Hobbie credited the early success to Bruno’s “high intensity” play, adding that the team “ran hard on offense, which allowed us to get good looks.”
After leading by 12 at halftime, Bruno kept rolling through the second half until a Steven Spieth ’17 trey extended the lead to 50-26 with just 14 minutes to play. Then the wheels came off.
“They pressured the ball really well, which took us out of offense, and they forced a lot of turnovers,” said point guard Tavon Blackmon ’17.
It started with an 11-0 run, and Dartmouth continued to chip away until a 13-2 run capped by a layup from Taylor Johnson gave the Big Green its first lead of the game at 67-66. Blackmon responded with a bucket, but Malik Gill drained a three-pointer in the next possession to lift Dartmouth into the lead for good. Late free throws sealed the biggest comeback in the Ivy League this season.
In the game’s final 13 minutes, Dartmouth poured in 49 points and scored on 22 of its final 27 possessions. Bruno’s defense — which allows the highest number of points per game in the Ivy League, — hit a new low, as the Big Green shot 73 percent from the field in the last 13:24 behind 13 points from Gill and 12 from Connor Boehm.
Bruno’s offense did its part in the second half with 34 points — one shy of its first half total. Maia led the team with 19 points and 16 rebounds in his second-to-last game as a Bear, and Spieth and Kuakumensah flanked him with 11 points apiece.
“The main difference was defense,” Hobbie said.

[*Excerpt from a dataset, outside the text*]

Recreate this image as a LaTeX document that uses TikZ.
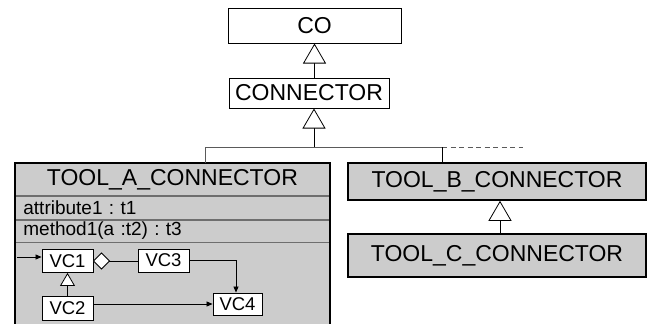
\documentclass[tikz,border=0pt]{standalone}
\usepackage{fontspec}
\setmainfont{Liberation Sans}
\usetikzlibrary{arrows.meta}
\definecolor{boxgray}{RGB}{204,204,204}
\definecolor{rulegray}{RGB}{110,110,110}
\definecolor{treegray}{RGB}{90,90,90}
\frenchspacing

\begin{document}
\begin{tikzpicture}[x=1pt,y=-1pt,
  big/.style={font=\fontsize{23}{27}\selectfont},
  plainbox/.style={draw=black,line width=1pt,fill=white,inner sep=0pt,big},
  toolbox/.style={draw=black,line width=1.6pt,fill=boxgray,inner sep=0pt,big},
  row/.style={draw=rulegray,line width=0.8pt,fill=boxgray,inner xsep=8pt,inner ysep=0pt,
    anchor=north west,text width=298pt,align=left,font=\fontsize{19}{22}\selectfont},
  vc/.style={draw=black,line width=0.9pt,fill=white,inner sep=0pt,font=\fontsize{18.5}{21}\selectfont},
  inherit/.style={draw=black,line width=0.8pt,-{Triangle[length=20pt,width=23pt,fill=white]}},
  smallinherit/.style={draw=black,line width=0.8pt,-{Triangle[length=13pt,width=15pt,fill=white]}},
  assoc/.style={draw=black,line width=0.8pt,-{Triangle[length=6pt,width=5pt]}},
  aggmark/.style={draw=black,line width=0.9pt,fill=white,line join=miter},
  tree/.style={draw=treegray,line width=0.8pt}]
\useasboundingbox (0,0) rectangle (657,324);

% upper hierarchy
\node[plainbox,minimum width=173pt,minimum height=35pt] (co) at (314.5,25.5) {CO};
\node[plainbox,minimum width=160pt,minimum height=30pt] (conn) at (309,93) {CONNECTOR};
\draw[inherit] (conn.north -| co.south) -- (co.south);

% branching line below CONNECTOR
\coordinate (j) at (314,147);
\coordinate (jA) at (205,147);
\coordinate (jB) at (442,147);
\coordinate (jEnd) at (523,147);
\draw[inherit] (j) -- (conn.south -| j);
\draw[tree] (jA) -- (jB);
\draw[tree,dash pattern=on 5pt off 3.5pt] (jB) -- (jEnd);

% TOOL_A_CONNECTOR class with its compartments
\node[row,minimum height=32pt,align=center,big] (toolA) at (15,163) {TOOL\_A\_CONNECTOR};
\node[row,minimum height=23pt] (attrs) at (toolA.south west) {attribute1 : t1};
\node[row,minimum height=22pt] (ops) at (attrs.south west) {method1(a :t2) : t3};
\node[row,minimum height=95pt] (body) at (ops.south west) {};
\draw[line width=1.6pt] (body.south west) -- (toolA.north west) -- (toolA.north east) -- (body.south east);
\draw[tree] (jA |- toolA.north) -- (jA);

% inner structure
\node[vc,minimum width=51pt,minimum height=23pt] (vc1) at (67.5,261) {VC1};
\node[vc,minimum width=51pt,minimum height=23pt] (vc3) at (163.5,260.5) {VC3};
\node[vc,minimum width=49pt,minimum height=22pt] (vc4) at (237.5,304) {VC4};
\node[vc,minimum width=51pt,minimum height=24pt] (vc2) at (67.5,308) {VC2};
% aggregation diamond on VC1
\draw[aggmark] (vc1.east) -- ++(8,-8) -- ++(8,8) coordinate (agg) -- ++(-8,8) -- cycle;
\coordinate (inA) at (17,257);
\draw[assoc] (inA) -- (inA -| vc1.west);
\draw[line width=0.8pt] (agg) -- (agg -| vc3.west);
\draw[assoc] (vc3.east) -| ([xshift=-1.5pt]vc4.north);
\draw[assoc] (vc4.west -| vc2.east) -- (vc4.west);
\draw[smallinherit] (vc2.north) -- (vc1.south);

% TOOL_B and TOOL_C
\node[toolbox,minimum width=298pt,minimum height=37pt] (toolB) at (497,181.5) {TOOL\_B\_CONNECTOR};
\node[toolbox,minimum width=298pt,minimum height=43pt] (toolC) at (497,255.5) {TOOL\_C\_CONNECTOR};
\draw[line width=0.9pt] (jB |- toolB.north) -- (jB);
\draw[inherit] ([xshift=3pt]toolC.north) -- ([xshift=3pt]toolB.south);
\end{tikzpicture}
\end{document}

Gill powered the Big Green comeback. Coming off the bench at 5-foot-9, he kept a low profile for much of the season until breaking out in the Big Green’s recent hot streak. The guard had 14 points in each of Dartmouth’s surprising road wins over Columbia and Cornell last weekend, and the offense ran through him during Friday’s comeback. He finished with a team high of 17 points.
Harvard (21-7, 11-3)
To their credit, the Bears did not carry the woes of Friday’s finish into Cambridge for the clash with powerhouse Harvard. Bruno jumped to an 18-11 lead and held a one-point edge at halftime. But Harvard, which had a putrid shooting night against Yale Friday, found its shooting form in the second half and hit 6-of-10 from beyond the arc to vault over the Bears.
The Crimson has been the toast of the Ivy League in recent years — it will play for its fifth consecutive league title in a one-game playoff against Yale next week — but Bruno has always played Harvard closely since Head Coach Mike Martin ’04 took over. Wesley Saunders, two-time Ivy Player of the Year, carried Harvard to a come-from-behind win at the Pizzitola Center earlier in the season, and point guard Siyani Chambers scored 15 second-half points to nip the Bears Saturday.
Kuakumensah took over the Bruno offense with a potent inside-and-outside attack. The forward showed off his touch with three treys, went down low for five more buckets and notched four at the line. Kuakumensah’s 23 points was a game high, nearly doubling Hobbie, the next highest-scoring Bear.
“I just went into the game with a lot of confidence,” Kuakumensah said. “I knew where I could pick my spots within the offense to be aggressive and my shots were falling so I tried to ride it out.”
A Maia layup gave Bruno a 34-30 lead two minutes into the second half, but over the course of the next six minutes, Saunders hit a trey and Chambers and Corbin Miller each drained two.
Harvard was just too deep in the second half for Bruno’s defense to contain. Saunders did not take over with points the way he did in the first meeting, scoring just 12. Instead, he dished out 10 assists to help two of his fellow seniors, Kenyatta Smith and Jonah Travis, score double-digits on their Senior Night. Steve Moundou-Missi also had a big game in his final regular season contest, grabbing 14 rebounds and notching eight points.
The Harvard lead ballooned to 59-41 midway through the second half. Blackmon scored eight points in the final 8:25, which helped the Bears narrow the gap to a respectable 10-point loss.
Getting swept in its final weekend of the year, much like in the rest of the season, was not what the Bears had hoped. Maia, whose 8.7 rebounds per game and 53.8 field goal percentage each led the conference, will leave a significant hole in the paint, but most of the roster will remain intact for next season.
“It was sad, because I think as a whole we all had higher expectations for the season,” Blackmon said. “But we are optimistic about the future.”